The moving party bears the burden of demonstrating why the forum should be changed and the burden is a strong one as to proving that the convenience factors clearly favor such a change. See Gajeske, 2000 U.S.Dist. LEXIS 6158 at *10-11 (E.D.Tex. Apr. 5, 2000). As to the weight required of such a showing, some Eastern District courts have required evidence to be presented beyond the assertions in well-pleaded motions and documents. See In re Triton Limited Securities Litigation, 70 F.Supp.2d 678, 688 (E.D.Tex.1999) (stating that "the moving party seeking a transfer cannot carry its burden by merely making unsupported assertions, but rather must properly establish relevant venue facts by affidavit, deposition, or otherwise"); Gajeske v. Wal Mart Stores, Inc., 2000 U.S.Dist. LEXIS 6158, at *9-10 (E.D.Tex. Apr. 5, 2000) (citing In re: Triton). Those opinions cite a Third Circuit Court of Appeals ruling that evidence beyond simply reading the subject contract in a contract dispute was required to transfer venue. See Plum Tree, Inc. v. Stockment, 488 F.2d 754, 756-57 (3d Cir. 1973) (stating a preference that a motion to transfer be supported with "affidavits, depositions, stipulations, or other documents containing facts that would tend to establish the necessary elements for a transfer") (emphasis added).

The Fifth Circuit Court of Appeals does not have such a rigid requirement. To the extent that it is advisable to rely on more than counsel's pleadings, this Court notes that Defendant Shell has provided the sworn declaration of Shell attorney Yung-Yi Grace Tsang certifying under penalty of perjury the residence issues, basic facts of the case, and identity and location of witnesses to be called in support of its defense. See Defendant's Motion to Transfer, Exhibit A. Taken with the assertions in Shell's pleading, her sworn statement tends to establish that no infringing activity was conducted nor witness located in the Eastern District and that Harris County was the center of activity and is the location of Shell's witnesses.

When deciding whether to transfer venue, the trial court must exercise its discretion in light of the particular circumstances of the case. See Radio Santa Fe v. Sena, 687 F.Supp. 284, 287 (E.D.Tex. 1988). The court should balance two categories of interest in determining whether to transfer venue: (1) the convenience of the litigants, and (2) the public interests in the fair and efficient administration of justice. See Robertson v. Kiamichi RR Co., L.L.C ., 42 F.Supp.2d 651, 655 (E.D.Tex. 1999).

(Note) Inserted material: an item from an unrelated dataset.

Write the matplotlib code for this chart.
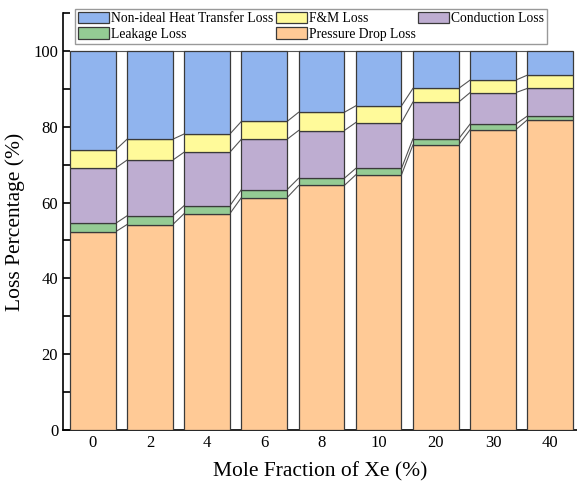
import numpy as np
import matplotlib
matplotlib.use("Agg")
import matplotlib.pyplot as plt

plt.rcParams['font.family'] = ['Liberation Serif', 'DejaVu Serif']

# data (percent of total loss)
xe_labels = ['0', '2', '4', '6', '8', '10', '20', '30', '40']
pressure_drop = [52.3, 54.2, 57.1, 61.3, 64.5, 67.3, 75.2, 79.2, 81.8]
leakage = [2.2, 2.3, 2.1, 2.1, 1.9, 1.7, 1.6, 1.5, 1.0]
conduction = [14.6, 14.7, 14.1, 13.3, 12.6, 12.1, 9.7, 8.3, 7.3]
fm_loss = [4.8, 5.5, 4.8, 4.7, 4.8, 4.4, 3.6, 3.3, 3.5]
non_ideal = [26.1, 23.3, 21.9, 18.6, 16.2, 14.5, 9.9, 7.7, 6.4]

series = [
    ('Pressure Drop Loss', pressure_drop, '#FFCA96'),
    ('Leakage Loss', leakage, '#94CB94'),
    ('Conduction Loss', conduction, '#BEADD1'),
    ('F&M Loss', fm_loss, '#FFFA9A'),
    ('Non-ideal Heat Transfer Loss', non_ideal, '#90B4EE'),
]

fig = plt.figure(figsize=(5.77, 4.88), dpi=100)
ax = fig.add_axes([63/577, 1-430/488, 1-63/577, (430-13)/488])

x = np.arange(len(xe_labels))
w = 0.8
bottom = np.zeros(len(x))
handles = {}
tops = [bottom.copy()]
for name, vals, col in series:
    vals = np.array(vals)
    b = ax.bar(x, vals, w, bottom=bottom, color=col, edgecolor='#3a3a3a',
               linewidth=0.9, label=name, zorder=3)
    handles[name] = b
    bottom = bottom + vals
    tops.append(bottom.copy())

# connecting lines between neighbouring bars
for level in tops:
    for i in range(len(x) - 1):
        ax.plot([x[i] + w/2, x[i+1] - w/2], [level[i], level[i+1]],
                color='#555555', linewidth=0.8, zorder=2)

ax.set_xlim(-0.52, 8.47)
ax.set_ylim(0, 110)
ax.set_xticks(x)
ax.set_xticklabels(xe_labels)
ax.set_yticks([0, 20, 40, 60, 80, 100])
ax.set_yticks(np.arange(10, 111, 20), minor=True)
ax.tick_params(axis='both', which='both', direction='in', labelsize=12, width=1.2)
ax.tick_params(axis='both', which='major', length=5)
ax.tick_params(axis='both', which='minor', length=5)
ax.spines['top'].set_visible(False)
ax.spines['right'].set_visible(False)
ax.spines['left'].set_linewidth(1.2)
ax.spines['bottom'].set_linewidth(1.2)

ax.set_xlabel('Mole Fraction of Xe (%)', fontsize=15.5, labelpad=8)
ax.set_ylabel('Loss Percentage (%)', fontsize=15.5, labelpad=6)

order = ['Non-ideal Heat Transfer Loss', 'Leakage Loss', 'F&M Loss',
         'Pressure Drop Loss', 'Conduction Loss']
leg = fig.legend([handles[k] for k in order], order, ncol=3,
                 loc='upper left', bbox_to_anchor=(75/577, 1-9/488),
                 fontsize=9.8, frameon=True, fancybox=False,
                 handlelength=2.3, handleheight=0.95, handletextpad=0.12,
                 columnspacing=0.2, labelspacing=0.15, borderpad=0.2,
                 borderaxespad=0)
leg.get_frame().set_edgecolor('#808080')
leg.get_frame().set_linewidth(1.0)

fig.savefig('out.png', dpi=100)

Convenience factors include: (1) plaintiff's choice of forum; (2) convenience of parties and witnesses; (3) place of the alleged wrong; (4) location of counsel; (5) cost of obtaining the attendance of witnesses; (6) accessibility and location of sources of proof; and (7) possibility of delay and prejudice if transfer is granted. See Id.

Public interest factors include: (1) administrative difficulties caused by court congestion; (2) local interest in adjudicating local disputes; (3) unfairness of burdening citizens in an unrelated forum with jury duty; and (4) avoidance of unnecessary problems in conflict of laws. See Id.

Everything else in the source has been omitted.